We can enable observability with the Micrometer between our application modules. The Spring Boot app will send them to Zipkin after setting the following list of dependencies:

<dependency>
   <groupId>org.springframework.modulith</groupId>
   <artifactId>spring-modulith-observability</artifactId>
  <scope>runtime</scope>
</dependency>
<dependency>
   <groupId>io.micrometer</groupId>
   <artifactId>micrometer-tracing-bridge-otel</artifactId>
</dependency>
<dependency>
   <groupId>io.opentelemetry</groupId>
   <artifactId>opentelemetry-exporter-zipkin</artifactId>
</dependency>

We can also change the default sampling level to 1.0 (100% of traces).

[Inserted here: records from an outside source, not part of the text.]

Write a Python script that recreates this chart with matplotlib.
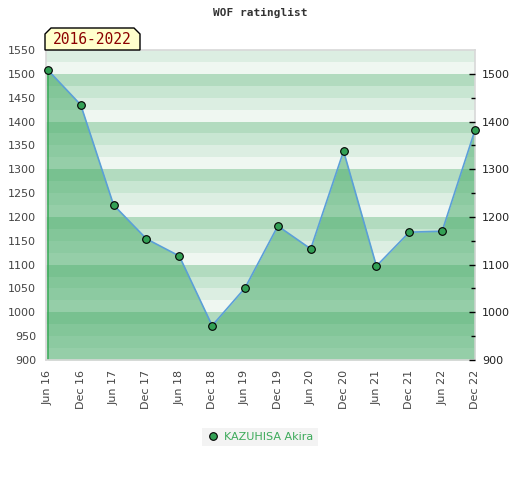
import matplotlib
matplotlib.use("Agg")
import matplotlib.pyplot as plt
from matplotlib.patches import Polygon
import numpy as np

# data
periods = ["Jun 16", "Dec 16", "Jun 17", "Dec 17", "Jun 18", "Dec 18", "Jun 19",
           "Dec 19", "Jun 20", "Dec 20", "Jun 21", "Dec 21", "Jun 22", "Dec 22"]
rating = [1508, 1435, 1225, 1154, 1118, 972, 1051,
          1181, 1133, 1338, 1097, 1168, 1170, 1382]
player = "KAZUHISA Akira"
span_label = "2016-2022"
title = "WOF ratinglist"

ymin, ymax = 900, 1550
band_colors = ["#eff7f1", "#dceee2", "#c8e6d2", "#b2dbbf"]

fig = plt.figure(figsize=(5.2, 4.8), dpi=100)
ax = fig.add_axes([46 / 520, 1 - 360 / 480, 429 / 520, 310 / 480])

x = np.arange(len(periods))

# striped background, 25 points per band
for i, lo in enumerate(range(ymin, ymax, 25)):
    ax.axhspan(lo, lo + 25, color=band_colors[i % 4], lw=0, zorder=0)

ax.fill_between(x, ymin, rating, color="#44aa66", alpha=0.52, lw=0, zorder=1)
ax.vlines([x[0], x[-1]], ymin, [rating[0], rating[-1]], color="#3caa5a", lw=1.2, zorder=2)
ax.plot(x, rating, color="#5b9fd8", lw=1.2, zorder=3)
ax.plot(x, rating, ls="none", marker="o", ms=5.5, mfc="#33a055", mec="black", mew=0.8,
        zorder=4, label=player, clip_on=False)

ax.set_xlim(-0.057, 12.085)
ax.set_ylim(ymin, ymax)
ax.set_xticks(x)
ax.set_xticklabels(periods, rotation=90, fontsize=8, color="#444444")
ax.set_yticks(np.arange(ymin, ymax + 1, 50))
ax.tick_params(axis="both", length=0, labelsize=8, labelcolor="#444444")
ax.tick_params(axis="y", pad=7)
ax.tick_params(axis="x", pad=7)
for s in ax.spines.values():
    s.set_color("#d8d8d8")
    s.set_linewidth(1.2)

ax2 = ax.twinx()
ax2.set_ylim(ymin, ymax)
ax2.set_yticks(np.arange(900, 1501, 100))
ax2.set_yticks(np.arange(950, 1501, 100), minor=True)
ax2.tick_params(axis="y", which="major", direction="in", length=4, width=1,
                color="black", labelsize=8, labelcolor="#222222", pad=5)
ax2.tick_params(axis="y", which="minor", direction="in", length=3, width=1, color="black")
for s in ax2.spines.values():
    s.set_visible(False)

fig.text(0.5, 1 - 13 / 480, title, ha="center", va="center",
         family="DejaVu Sans Mono", weight="bold", fontsize=8, color="#333333")

# period label box with clipped top corners
l, b, t, r = 45, 50, 28, 140
c = 6
pts = [(l, b), (l, t + c), (l + c, t), (r - c, t), (r, t + c), (r, b)]
pts = [(px / 520, 1 - py / 480) for px, py in pts]
fig.patches.append(Polygon(pts, closed=True, transform=fig.transFigure,
                           facecolor="#ffffcc", edgecolor="black", lw=1, zorder=5))
fig.text((l + r) / 2 / 520, 1 - 40 / 480, span_label, ha="center", va="center",
         family="DejaVu Sans Mono", fontsize=10.5, color="#8b0000", zorder=6)

leg = fig.legend(loc="center", bbox_to_anchor=(0.5, 1 - 437 / 480), frameon=True,
                 fontsize=8, handletextpad=0.4, handlelength=1.2, borderpad=0.4,
                 fancybox=False)
leg.get_frame().set_facecolor("#f0f0f0")
leg.get_frame().set_edgecolor("none")
for txt in leg.get_texts():
    txt.set_color("#3caa5a")

fig.savefig("out.png", dpi=100)
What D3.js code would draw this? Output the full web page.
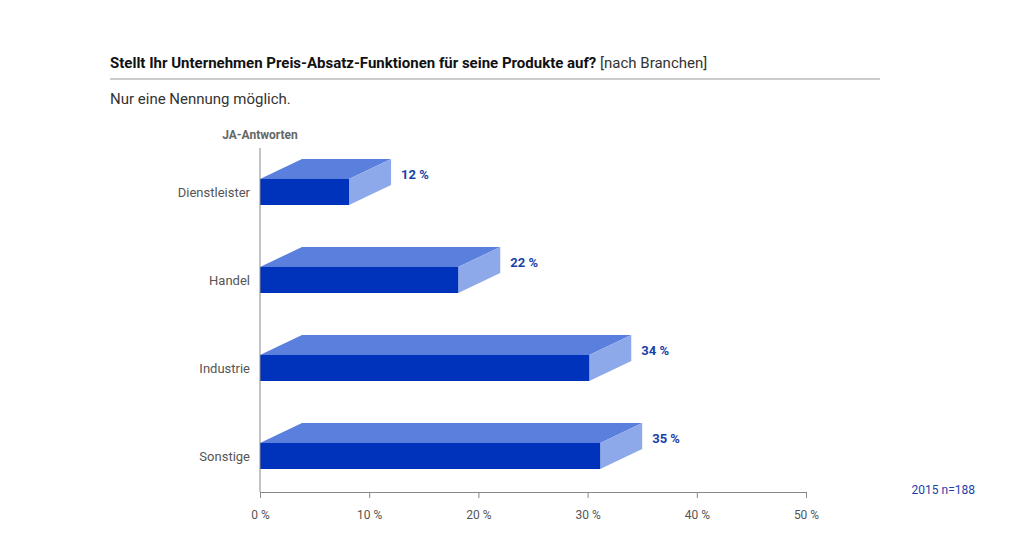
<!DOCTYPE html><html><head><meta charset="utf-8"><script src="https://cdn.jsdelivr.net/npm/d3@7"></script>
<style>body{margin:0;background:#fff}text{font-family:"Liberation Sans Narrow","Roboto",sans-serif}</style></head><body><svg id="c" width="1030" height="549"></svg><script>
const categories=["Dienstleister","Handel","Industrie","Sonstige"];
const values=[12,22,34,35];
const ticks=[0,10,20,30,40,50];
const svg=d3.select("#c");
const x=d3.scaleLinear().domain([0,50]).range([260,806]);
const y=d3.scaleBand().domain(categories).range([148,500]).paddingInner(0).paddingOuter(0);
const dx=42,dy=20,h=26;
svg.append("text").attr("x",110).attr("y",68).attr("font-size",15).attr("fill","#111").attr("font-weight","bold").text("Stellt Ihr Unternehmen Preis-Absatz-Funktionen für seine Produkte auf? ")
 .append("tspan").attr("font-weight","normal").attr("fill","#333").text("[nach Branchen]");
svg.append("line").attr("x1",110).attr("x2",880).attr("y1",79).attr("y2",79).attr("stroke","#999");
svg.append("text").attr("x",110).attr("y",104).attr("font-size",15).attr("fill","#333").text("Nur eine Nennung möglich.");
svg.append("text").attr("x",260).attr("y",139).attr("font-size",12).attr("font-weight","bold").attr("fill","#666").attr("text-anchor","middle").text("JA-Antworten");
categories.forEach((c,i)=>{
 const yb=y(c)+31+h, yt=yb-h, xe=x(values[i])-dx, x0=x(0);
 const g=svg.append("g");
 g.append("polygon").attr("points",[[x0,yt],[x0+dx,yt-dy],[xe+dx,yt-dy],[xe,yt]].join(" ")).attr("fill","#5a7fdc");
 g.append("polygon").attr("points",[[xe,yt],[xe+dx,yt-dy],[xe+dx,yb-dy],[xe,yb]].join(" ")).attr("fill","#8ea9ea");
 g.append("rect").attr("x",x0).attr("y",yt).attr("width",xe-x0).attr("height",h).attr("fill","#0033bb");
 g.append("text").attr("x",xe+dx+10).attr("y",yt-dy+20).attr("font-size",13).attr("font-weight","bold").attr("fill","#1a3fa8").text(values[i]+" %");
 svg.append("text").attr("x",250).attr("y",yb-8).attr("text-anchor","end").attr("font-size",13).attr("fill","#555").text(c);
});
svg.append("line").attr("x1",260).attr("x2",260).attr("y1",148).attr("y2",492).attr("stroke","#888");
const ax=svg.append("g").attr("transform","translate(0,492)").call(d3.axisBottom(x).tickValues(ticks).tickSize(6).tickPadding(12).tickFormat(d=>d+" %"));
ax.select(".domain").attr("stroke","#888");ax.selectAll(".tick line").attr("stroke","#888");
ax.selectAll("text").attr("font-size",12).attr("fill","#555").attr("font-family",null);
svg.append("text").attr("x",975).attr("y",494).attr("text-anchor","end").attr("font-size",12).attr("fill","#1a3fa8").text("2015   n=188");
</script></body></html>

management.tracing.sampling.probability: 1.0

We can use Spring Boot support for Docker Compose to start Zipkin together with the app. First, let’s create the docker-compose.yml file in the project root directory.

version: "3.7"
services:
  zipkin:
    container_name: zipkin
    image: openzipkin/zipkin
    extra_hosts: [ 'host.docker.internal:host-gateway' ]
    ports:
      - "9411:9411"

Then, we need to add the following dependency in Maven pom.xml:

<dependency>
   <groupId>org.springframework.boot</groupId>
   <artifactId>spring-boot-docker-compose</artifactId>
</dependency>

Once, we start the app Spring Boot will try to run the Zipkin container on the Docker. In order to access the Zipkin dashboard visit the http://localhost:9411 address. You will see the traces visualization between the application modules. It works fine for asynchronous events communication. Unfortunately, it doesn’t visualize the synchronous communication properly, but maybe I did something wrong, or we need to wait for some improvements in the Spring Modulith project.